担当していた患者さんが亡くなってしまった悲しみ、そして獣医師として職場復帰が出来ないままで、患者さんの力になれなかった不甲斐なさ…。いろいろな感情が沸き起こっておられるだろうA先生のことを思うと、私はとても悲しく思いました。
A先生のためにも、この柴犬の症例レポートを書き、学会誌に投稿することを思い立ちました。作業には、1年がかかりました。もちろん、その症例レポート作成者名は、私とA先生としました。
◇ ◇
風の便りで、A先生は出身大学の近くの街に引っ越しされているようでした。私はA先生の名前の入った症例レポートが掲載された学会誌を、A先生に郵送しました。私がどのような経緯でこの動物病院で勤務しているのか、そして、この症例について感じたことを書いた手紙を添えて。
まもなく、しっかりとした文章で、A先生から返信のメールが届き、私は少し安心しました。A先生は、獣医師としての粉々になった経験と知識を、再び手繰り寄せてつなぎ合わせるために、大学付属の動物医療センターで研修医として勉強されておられました。身体のリハビリも続けておられました。
それからさらに数年経ち、つい先日、A先生が車いすを降りて、ステッキを持ってゆっくり、しかししっかりとした歩様で、歩くことが出来るようになった動画を拝見しました。

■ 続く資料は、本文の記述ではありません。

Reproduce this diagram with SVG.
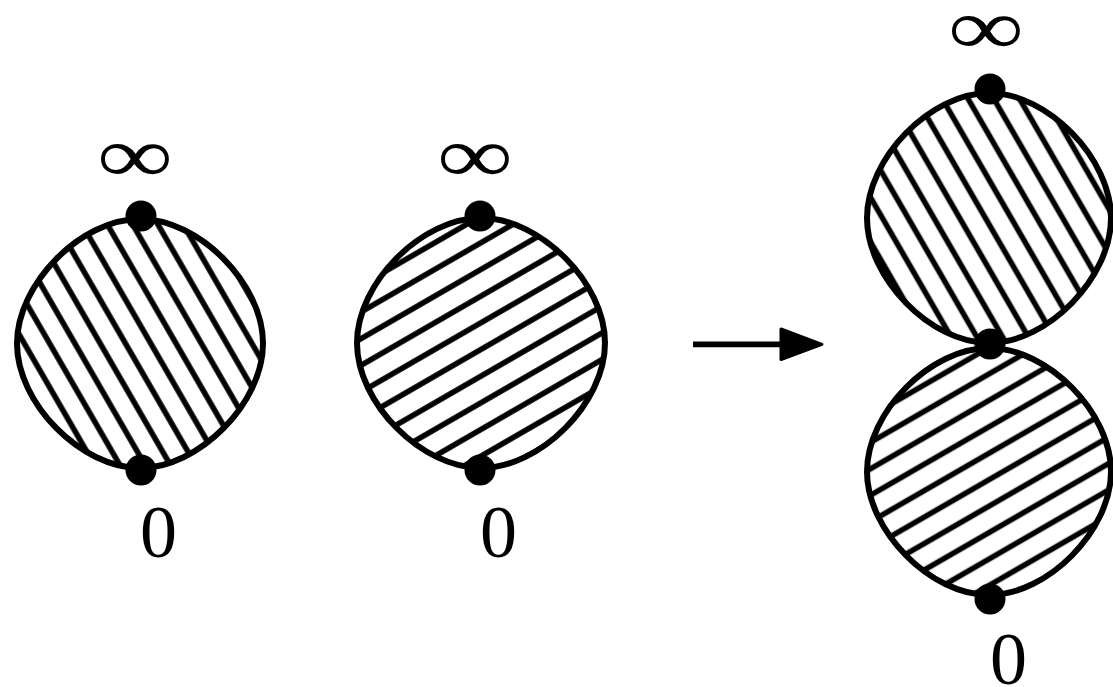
<svg xmlns="http://www.w3.org/2000/svg" width="1113" height="687" viewBox="0 0 1113 687">
  <style>
    .outline { fill: none; stroke: #000; stroke-width: 6; }
    .dot { fill: #000; }
    .lbl { font-family: "Liberation Serif", "DejaVu Serif", serif; fill: #000; text-anchor: middle; }
    .inf { font-size: 79px; }
    .zero { font-size: 74px; }
  </style>
  <defs>
    <path id="p-left" d="M140,219 C199,219 263,283.7 263,343.5 C263,403.3 199,468 140,468 C81,468 17,403.3 17,343.5 C17,283.7 81,219 140,219 Z"/>
    <path id="p-mid" d="M481,218 C540.5,218 605,283 605,343 C605,403 540.5,468 481,468 C421.5,468 357,403 357,343 C357,283 421.5,218 481,218 Z"/>
    <path id="p-rt" d="M989,93 C1047.6,93 1111,158 1111,218 C1111,278 1047.6,343 989,343 C930.4,343 867,278 867,218 C867,158 930.4,93 989,93 Z"/>
    <path id="p-rb" d="M989,348 C1047.6,348 1111,412.2 1111,471.5 C1111,530.8 1047.6,595 989,595 C930.4,595 867,530.8 867,471.5 C867,412.2 930.4,348 989,348 Z"/>
    <clipPath id="c-left"><use href="#p-left"/></clipPath>
    <clipPath id="c-mid"><use href="#p-mid"/></clipPath>
    <clipPath id="c-rt"><use href="#p-rt"/></clipPath>
    <clipPath id="c-rb"><use href="#p-rb"/></clipPath>
    <pattern id="h-left" patternUnits="userSpaceOnUse" width="21.9" height="20" patternTransform="translate(143,330) rotate(-30) translate(-10.95,0)">
      <rect x="8.2" y="0" width="5.5" height="20" fill="#000"/>
    </pattern>
    <pattern id="h-rt" patternUnits="userSpaceOnUse" width="22.3" height="20" patternTransform="translate(975,200) rotate(-30) translate(-11.15,0)">
      <rect x="8.4" y="0" width="5.5" height="20" fill="#000"/>
    </pattern>
    <pattern id="h-mid" patternUnits="userSpaceOnUse" width="23.1" height="20" patternTransform="translate(480,243.3) rotate(60) translate(-11.55,0)">
      <rect x="8.8" y="0" width="5.5" height="20" fill="#000"/>
    </pattern>
    <pattern id="h-rb" patternUnits="userSpaceOnUse" width="22.9" height="20" patternTransform="translate(990,452.7) rotate(60) translate(-11.45,0)">
      <rect x="8.7" y="0" width="5.5" height="20" fill="#000"/>
    </pattern>
  </defs>
  <rect width="1113" height="687" fill="#fff"/>

  <g id="blob-left">
    <rect x="0" y="200" width="290" height="290" fill="url(#h-left)" clip-path="url(#c-left)"/>
    <use href="#p-left" class="outline"/>
    <circle class="dot" cx="141" cy="216" r="15.5"/>
    <circle class="dot" cx="141" cy="470" r="15.5"/>
    <text class="lbl inf" x="135" y="182" textLength="76" lengthAdjust="spacingAndGlyphs">∞</text>
    <text class="lbl zero" x="158.5" y="557">0</text>
  </g>

  <g id="blob-middle">
    <rect x="340" y="200" width="290" height="290" fill="url(#h-mid)" clip-path="url(#c-mid)"/>
    <use href="#p-mid" class="outline"/>
    <circle class="dot" cx="480" cy="216" r="15.5"/>
    <circle class="dot" cx="480" cy="470" r="15.5"/>
    <text class="lbl inf" x="475" y="182" textLength="76" lengthAdjust="spacingAndGlyphs">∞</text>
    <text class="lbl zero" x="498.5" y="557">0</text>
  </g>

  <g id="blob-right-top">
    <rect x="850" y="80" width="263" height="280" fill="url(#h-rt)" clip-path="url(#c-rt)"/>
    <use href="#p-rt" class="outline"/>
    <circle class="dot" cx="990" cy="89" r="15.5"/>
    <text class="lbl inf" x="986" y="54" textLength="76" lengthAdjust="spacingAndGlyphs">∞</text>
  </g>

  <g id="blob-right-bottom">
    <rect x="850" y="335" width="263" height="280" fill="url(#h-rb)" clip-path="url(#c-rb)"/>
    <use href="#p-rb" class="outline"/>
    <circle class="dot" cx="990" cy="599" r="15.5"/>
    <text class="lbl zero" x="1008.5" y="684">0</text>
  </g>

  <g id="junction">
    <circle class="dot" cx="990" cy="344" r="15.5"/>
  </g>

  <g id="connectors">
    <line x1="693" y1="344.3" x2="785" y2="344.3" stroke="#000" stroke-width="5.7"/>
    <polygon points="781,329 822,344.3 781,359.5" fill="#000" stroke="#000" stroke-width="3" stroke-linejoin="round"/>
  </g>
</svg>
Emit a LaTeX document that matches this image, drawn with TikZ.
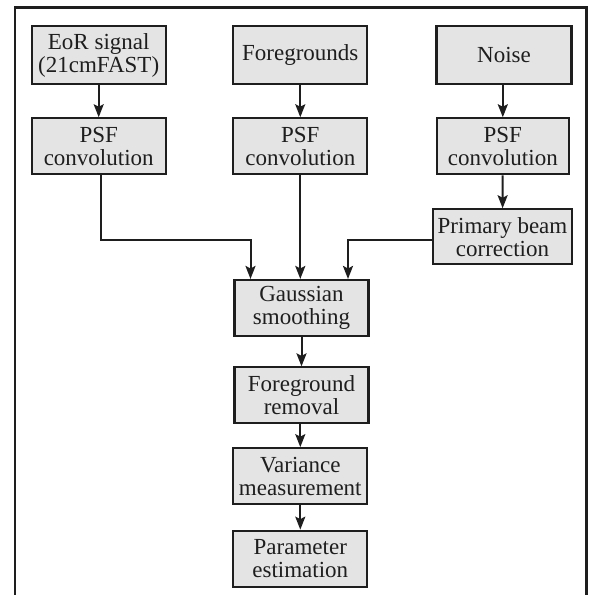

しっかりと、前を向いて生活しておられるA先生に、頭が下がりました。A先生は、今日もリハビリを続けておられます。
◇ ◇
■高次脳機能障害とは 交通事故や外傷などで脳が部分的に損傷を受けると、記憶力、集中力の低下、思考能力や空間認知能力の障害、言葉がうまく理解できない/話せない、感情や行動の抑制がきかなくなるなどの症状が現れることがあります。こうした症状によって、日常生活に支障を来たしている状態が、高次脳機能障害です。損傷を受けた脳内の箇所によって、症状の現れ方はさまざまです。外見ではこれらの障害が分かりにくいため、本人自身やその家族も症状の理由が分からずに、戸惑いや誤解、トラブルが起こることも少なくありません。この障害についての正しい知識と情報の普及が求められています。